Sam: Showing us beginning to care about them. You mean you caring about the characters?

Linnie: Yes. So showing, showing the players beginning to care about these characters. To work them out, to feel them, to put them on, to take them off, to put them on differently, to take them off again. That is part of the process. And I, it's such a, it's, it's play, right? It's half the, it's half of the game is that play, and it so often gets cut out as like, filler not important.

And you're like, that's, that's the magic of creation that they're doing right here. Right. You, you see them try something, it not work. Try something. And it really worked. Double downing on that, you know?

Sam: Yeah, I mean. So, you know, I made these Dutch Explorer after images earlier this year, and like going into those, my, my goal would Thank you. My, I'm very proud of them. The next one is gonna be fucking fantastic too.

Uh, and going into those, like, I, I had this feeling of like, like why? Like why is it so hard to tell people about what happened at your RPG table and how can I like actually succeed at doing that?

And to me, the thing that I determined was, the hard part is that any RPG story is happening on several layers at once. Right? It's happening on the like real life relationships between the players and the fictional relationships between the characters and all these, like, people's relationship to the game. Like you have to understand how the game works. And people are like doing that thing you were just describing of coming in and out of character. Like they're doing that play.

And you have to have so much context on so many different layers to be able to like figure out why a particular moment was emotional. And often like a moment is emotional because it's operating on several of those layers at the same time. Right? Like in the second after image, there are moments where it's like I am having a really strong feeling because I am thinking about my grandpa who's dying and also like in play, someone is role playing as my grandpa and doesn't know that context about me.
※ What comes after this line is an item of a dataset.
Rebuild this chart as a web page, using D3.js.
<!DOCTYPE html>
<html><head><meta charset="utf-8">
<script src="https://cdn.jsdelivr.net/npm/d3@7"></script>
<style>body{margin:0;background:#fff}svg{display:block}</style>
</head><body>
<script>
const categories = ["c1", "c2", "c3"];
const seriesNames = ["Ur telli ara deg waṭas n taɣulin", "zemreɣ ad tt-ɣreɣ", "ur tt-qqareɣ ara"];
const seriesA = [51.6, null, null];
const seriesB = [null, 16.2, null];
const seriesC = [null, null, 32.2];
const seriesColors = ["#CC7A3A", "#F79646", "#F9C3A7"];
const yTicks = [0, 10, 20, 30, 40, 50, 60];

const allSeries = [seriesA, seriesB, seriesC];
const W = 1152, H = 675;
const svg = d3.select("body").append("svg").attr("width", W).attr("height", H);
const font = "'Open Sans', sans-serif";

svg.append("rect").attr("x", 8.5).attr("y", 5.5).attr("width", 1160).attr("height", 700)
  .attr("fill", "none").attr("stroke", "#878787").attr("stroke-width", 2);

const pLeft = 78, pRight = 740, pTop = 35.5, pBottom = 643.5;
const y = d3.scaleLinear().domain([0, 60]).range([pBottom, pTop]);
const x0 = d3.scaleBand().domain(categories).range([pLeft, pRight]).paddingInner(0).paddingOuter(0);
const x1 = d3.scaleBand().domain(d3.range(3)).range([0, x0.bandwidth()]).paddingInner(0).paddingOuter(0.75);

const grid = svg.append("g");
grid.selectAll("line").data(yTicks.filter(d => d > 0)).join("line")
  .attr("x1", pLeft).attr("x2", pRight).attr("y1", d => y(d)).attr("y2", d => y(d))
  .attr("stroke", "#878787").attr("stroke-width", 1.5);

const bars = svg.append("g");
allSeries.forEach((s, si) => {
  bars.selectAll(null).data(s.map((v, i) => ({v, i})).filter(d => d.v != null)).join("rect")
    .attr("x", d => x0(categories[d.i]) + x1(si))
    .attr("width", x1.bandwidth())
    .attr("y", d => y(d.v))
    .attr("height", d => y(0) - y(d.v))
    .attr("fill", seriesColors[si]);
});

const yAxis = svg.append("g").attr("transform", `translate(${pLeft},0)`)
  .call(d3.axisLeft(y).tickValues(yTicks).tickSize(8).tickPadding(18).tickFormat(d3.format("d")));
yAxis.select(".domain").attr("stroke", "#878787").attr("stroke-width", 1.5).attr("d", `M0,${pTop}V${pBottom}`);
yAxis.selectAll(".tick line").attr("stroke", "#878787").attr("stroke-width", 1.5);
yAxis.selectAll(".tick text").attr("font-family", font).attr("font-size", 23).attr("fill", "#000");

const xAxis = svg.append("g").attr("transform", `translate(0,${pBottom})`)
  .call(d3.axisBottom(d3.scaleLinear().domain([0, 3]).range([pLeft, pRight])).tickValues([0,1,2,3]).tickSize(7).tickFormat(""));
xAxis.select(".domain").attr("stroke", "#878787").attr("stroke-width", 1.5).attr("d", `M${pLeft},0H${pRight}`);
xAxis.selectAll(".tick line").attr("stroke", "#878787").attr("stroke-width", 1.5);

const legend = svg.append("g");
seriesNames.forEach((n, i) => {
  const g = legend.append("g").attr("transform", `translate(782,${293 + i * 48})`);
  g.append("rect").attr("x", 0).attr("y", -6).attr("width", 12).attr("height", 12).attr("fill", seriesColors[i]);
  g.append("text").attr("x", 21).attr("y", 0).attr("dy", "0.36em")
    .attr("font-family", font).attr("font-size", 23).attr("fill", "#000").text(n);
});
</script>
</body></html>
And like all of that is happening all at once.

And I think you are doing a great job here of introducing all of those layers, the ones that are gonna be relevant for the audience at home anyway, all at the same time.

Linnie: Yeah. I mean, that's exactly.

Sam: Yeah.

Linnie: like, yeah, I, yeah, yeah, yeah. Um, Yeah, just I just want people to. I wanna show people why we care so much and have them care as well. And it's just so much fun. Like, gosh, we're having so much fun.

Sam: Yeah,

I mean That, that's it too.

And like I think you, you make this really smart choice in there too, of like, okay, we go from the bar to the pizza and we're just bantering as friends along the way. And then we do the round of questions and then it's like, alright, so we wanna get gelato next. And then we like show some more, like we're just walking along the street and like singing a song together and like very much back in character mode and not, or excuse me, it's it's blending together in my speech, right? Like we're back to like person real life outta character mode. And friendship mode and then like diving back into the relationship stuff

Linnie: And I think the really, the really fun thing is to me that they are separated in the AP visually sometimes, but they are not distinct.
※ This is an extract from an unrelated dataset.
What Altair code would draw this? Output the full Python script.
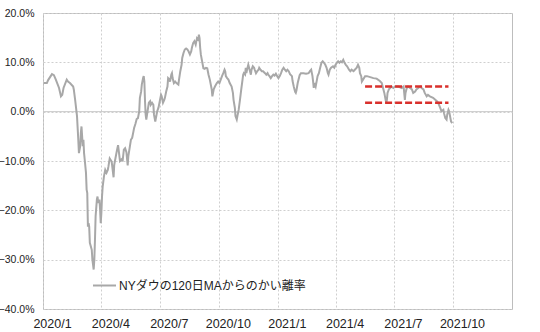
import altair as alt
import pandas as pd

# Days since 2020-01-01 and the deviation (%)
days = [
    1, 6, 8, 14, 17, 20, 25, 28, 30, 32,
    37, 39, 42, 47, 48, 50, 53, 55, 56, 58,
    59, 60, 62, 63, 64, 65, 67, 68, 69, 70,
    71, 72, 73, 76, 77, 79, 80, 81, 82, 84,
    85, 86, 88, 89, 90, 91, 92, 93, 95, 97,
    99, 101, 102, 104, 107, 110, 111, 113, 115, 117,
    120, 123, 124, 126, 128, 130, 132, 133, 135, 137,
    139, 141, 142, 144, 146, 148, 150, 151, 153, 154,
    156, 157, 158, 159, 160, 161, 163, 165, 167, 168,
    170, 172, 173, 175, 177, 178, 180, 182, 184, 185,
    187, 189, 190, 192, 194, 195, 197, 198, 200, 201,
    202, 204, 206, 208, 211, 212, 214, 216, 217, 219,
    221, 223, 225, 227, 229, 231, 232, 234, 236, 238,
    240, 242, 243, 244, 245, 246, 248, 250, 252, 254,
    256, 258, 260, 263, 264, 266, 268, 271, 273, 275,
    277, 279, 281, 283, 284, 285, 287, 289, 291, 294,
    296, 297, 299, 300, 302, 303, 305, 307, 309, 311,
    312, 313, 315, 316, 317, 318, 320, 322, 324, 325,
    327, 329, 330, 332, 334, 336, 337, 339, 341, 343,
    346, 348, 350, 351, 353, 355, 357, 359, 361, 363,
    365, 367, 369, 371, 373, 375, 377, 379, 381, 383,
    385, 388, 389, 391, 393, 394, 395, 397, 400, 402,
    406, 410, 414, 416, 418, 420, 421, 422, 423, 425,
    427, 428, 430, 432, 434, 436, 438, 440, 442, 444,
    445, 447, 449, 452, 454, 456, 458, 460, 462, 464,
    466, 468, 470, 472, 474, 477, 479, 481, 484, 486,
    489, 491, 493, 494, 496, 497, 499, 502, 505, 510,
    515, 520, 525, 528, 530, 532, 534, 535, 536, 537,
    539, 541, 543, 546, 549, 554, 559, 562, 563, 564,
    565, 567, 569, 572, 575, 577, 580, 582, 585, 588,
    590, 593, 595, 598, 600, 603, 608, 614, 616, 619,
    621, 624, 625, 627, 629, 630, 632, 633, 635, 636, 638,
]
values = [
    5.8, 5.8, 6.4, 7.6, 7.4, 6.5, 4.8, 3.1, 3.4, 4.8,
    6.5, 6.1, 5.8, 5.1, 4.5, 2.5, -0.9, -5.7, -8.4, -7.0,
    -4.3, -3.0, -7.0, -5.7, -8.4, -9.7, -12.4, -15.8, -16.5, -23.3,
    -22.6, -23.3, -26.6, -28.0, -30.0, -32.0, -30.0, -26.0, -21.2, -17.8,
    -17.2, -18.5, -17.8, -19.9, -22.6, -20.5, -17.2, -15.2, -13.1, -11.8,
    -12.4, -11.8, -11.1, -9.5, -10.1, -13.3, -10.8, -9.4, -8.0, -6.8,
    -10.0, -9.6, -10.1, -7.7, -7.4, -8.2, -10.9, -9.0, -7.4, -5.7,
    -5.3, -4.0, -3.3, -2.5, -1.5, -1.3, 0.1, 2.8, 4.1, 5.5,
    6.8, 7.2, 6.1, 2.1, -0.6, -1.6, 0.1, 1.8, 2.1, 1.4,
    1.8, 1.4, -0.6, -2.0, -0.6, 0.1, 0.8, 2.1, 3.4, 3.1,
    1.8, 2.4, 2.8, 4.1, 5.1, 6.8, 6.5, 6.1, 7.5, 7.8,
    6.8, 5.8, 6.1, 5.8, 5.5, 6.5, 8.2, 9.5, 10.9, 11.9,
    12.6, 12.8, 12.6, 12.2, 11.6, 12.2, 12.9, 13.9, 14.3, 13.6,
    14.9, 14.6, 15.6, 14.9, 12.9, 11.6, 10.2, 8.8, 8.7, 8.9,
    8.8, 7.5, 6.5, 4.5, 3.1, 4.5, 5.1, 5.8, 6.1, 5.8,
    6.5, 7.2, 7.8, 8.5, 8.2, 7.2, 6.8, 6.5, 5.8, 5.1,
    3.8, 2.4, 0.8, -0.9, -1.6, -0.9, 0.4, 2.4, 4.5, 6.5,
    7.5, 7.8, 7.5, 8.9, 7.8, 8.5, 9.5, 8.5, 7.5, 8.5,
    9.2, 8.9, 8.5, 7.8, 8.2, 8.5, 8.9, 8.5, 8.2, 8.2,
    7.8, 7.5, 7.8, 7.5, 7.2, 6.8, 7.2, 7.5, 7.3, 7.7,
    7.2, 6.8, 7.2, 7.8, 8.5, 8.9, 8.5, 8.2, 8.5, 8.2,
    7.6, 7.2, 6.2, 5.0, 4.0, 3.8, 4.3, 5.8, 7.4, 7.8,
    7.8, 7.7, 7.8, 8.2, 8.5, 7.2, 6.1, 4.8, 5.8, 5.1,
    6.5, 7.2, 7.8, 8.9, 9.9, 10.2, 9.9, 9.5, 8.9, 7.8,
    7.5, 8.5, 8.9, 9.2, 8.9, 9.5, 9.9, 10.2, 9.9, 10.2,
    10.0, 10.5, 9.9, 9.5, 9.2, 8.5, 8.2, 8.5, 8.2, 8.5,
    8.9, 9.5, 8.9, 7.8, 7.2, 6.1, 6.5, 7.2, 7.2, 7.0,
    6.8, 6.7, 6.2, 5.8, 4.8, 3.8, 2.4, 1.8, 2.4, 3.8,
    4.5, 4.8, 5.1, 4.8, 5.1, 5.1, 4.8, 5.1, 3.8, 2.4,
    3.8, 4.8, 5.1, 4.8, 4.5, 3.8, 4.1, 4.5, 4.8, 5.1,
    4.8, 4.5, 3.8, 3.1, 3.4, 3.1, 2.8, 2.1, 1.8, 0.8,
    0.1, 0.4, -0.3, -1.3, -1.6, -0.6, 0.4, 0.1, -1.3, -2.0, -2.3,
]
assert len(days) == len(values)

series_name = "NYダウの120日MAからのかい離率"

# red dashed range lines
band_start = "2021-05-17"
band_end = "2021-09-24"
band_levels = [5.1, 1.8]

x_tick_dates = [(2020, 1), (2020, 4), (2020, 7), (2020, 10),
                (2021, 1), (2021, 4), (2021, 7), (2021, 10)]
y_ticks = [20, 10, 0, -10, -20, -30, -40]

base = pd.Timestamp("2020-01-01")
dates = [(base + pd.Timedelta(days=d)).strftime("%Y-%m-%d") for d in days]
df = pd.DataFrame({"date": dates, "value": values, "series": series_name})

band_df = pd.DataFrame({
    "start": [band_start] * len(band_levels),
    "end": [band_end] * len(band_levels),
    "level": band_levels,
})
zero_df = pd.DataFrame({"y": [0]})

x_scale = alt.Scale(
    type="utc",
    domain=[alt.DateTime(year=2020, month=1, date=1, utc=True),
            alt.DateTime(year=2022, month=1, date=1, utc=True)],
)
y_scale = alt.Scale(domain=[-40, 20], nice=False, zero=False)

x_axis = alt.Axis(
    title=None,
    values=[alt.DateTime(year=y, month=m, date=1, utc=True) for y, m in x_tick_dates],
    labelExpr="utcFormat(datum.value, '%Y/%-m')",
    grid=True, gridColor="#cfcfcf", gridDash=[2, 2], gridWidth=1,
    domain=False, ticks=False,
    labelFont="Liberation Sans", labelFontSize=12.5, labelColor="#222222",
    labelPadding=8, labelOffset=9, labelFlush=False, labelOverlap=False,
)
y_axis = alt.Axis(
    title=None, values=y_ticks,
    labelExpr="format(datum.value, '.1f') + '%'",
    grid=True, gridColor="#cfcfcf", gridDash=[2, 2], gridWidth=1,
    domain=False, ticks=False,
    labelFont="Liberation Sans", labelFontSize=10.5, labelColor="#222222",
    labelPadding=9,
)

line = alt.Chart(df).mark_line(strokeWidth=2, interpolate="linear").encode(
    x=alt.X("date:T", scale=x_scale, axis=x_axis),
    y=alt.Y("value:Q", scale=y_scale, axis=y_axis),
    color=alt.Color(
        "series:N",
        scale=alt.Scale(domain=[series_name], range=["#a8a8a8"]),
        legend=alt.Legend(
            title=None, orient="none", legendX=49, legendY=260,
            symbolType="stroke", symbolSize=529, symbolStrokeWidth=2,
            labelFont="Liberation Sans, 'Noto Sans CJK JP'",
            labelFontSize=12, labelColor="#222222", labelOffset=2,
            labelLimit=400, padding=0,
        ),
    ),
)

zero_rule = alt.Chart(zero_df).mark_rule(color="#c8c8c8", strokeWidth=1).encode(
    y=alt.Y("y:Q", scale=y_scale)
)

bands = alt.Chart(band_df).mark_rule(
    color="#d9302c", strokeWidth=2.5, strokeDash=[7, 3]
).encode(
    x=alt.X("start:T", scale=x_scale),
    x2="end:T",
    y=alt.Y("level:Q", scale=y_scale),
)

chart = alt.layer(zero_rule, line, bands).properties(
    width=469, height=296,
    autosize=alt.AutoSizeParams(type="none"),
    padding={"left": 43, "top": 13, "right": 28, "bottom": 23},
    background="white",
).configure_view(stroke="#bdbdbd", strokeWidth=1)

chart.save("out.html", embed_options={"renderer": "svg", "actions": False})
Like. Friendship mode is happening the whole time. Like every time that I say something really nasty to Rowan, they're also having as much fun as I am slinging that back and forth with me and, and showing that we're having, yeah. Yeah.

Sam: and we, we feel good about it because you did the work to establish friendship mode up top.

Linnie: Yeah.

Sam: Yeah. Okay, so then, then there's a snake. I love you with the snake. There's, it's not Linnie, but like two of you have a snake. It's incredible. Uh,

Linnie: There, there's a whole bit we had to cut out where we bargained the snake guy down from 20 bucks. 'cause he's like two people. Is is 10, is $20, two people is $20. That's great. Yeah.

Sam: Incredible. But like that's, that's the kind of moment like, and that, that feels like straight out of like your New York City too. And it's like that combined with like, I love anytime in anything that I'm watching or making, I love it when you get a scene that serves multiple functions at the same time.

And like here, the one of those functions being friendship and the other being. New York baby, like the, like and like transition. It's like all three of those at once. Like that it, it's really effective.

Linnie: Yeah, and That was, that was a hundred percent like the direction I gave the rest of the players was like, follow your it a little bit. Like if there's a thing that you would run across the street to go check out for five minutes and we have time, let's go do that. Let's see if we can capture like that is, I don't wanna pull back from that, you know.

Sam: Well, that's actually a great lead into a question I forgot to ask earlier, which is like, how much did this feel to you like performing for the camera versus capturing what you would've been doing on a Friday night anyway? I,

Linnie: Oh, well, here's the thing. On a Friday night anyway, I would've been on camera. And that's a little bit like, maybe a little glib, but like that I think is kind of the answer. Um, I,

Sam: so in what capacity would you be on camera?

Linnie: like doing actual plays or, you know, talking to folks or something like that. But like, I don't, I think there are two parts to this answer, but the first part is because I came to this from the realm of theater and not from the realm of a player who then wants to put this online, my experience with actual play and with a lot of games is much more like this is a script rather than this is a game that I'm gonna play for myself and then put online.

So there is a little bit of, I have been learning how to play games for myself recently more than the other way

Sam: Yeah. Yeah,

Linnie: Uh, so it feels more natural for me to be playing a game on camera than it does the other way around. I think in, in first part.

And second I think the only thing that I think felt more filmed than not would be we would often go back and reshoot entrances and exits.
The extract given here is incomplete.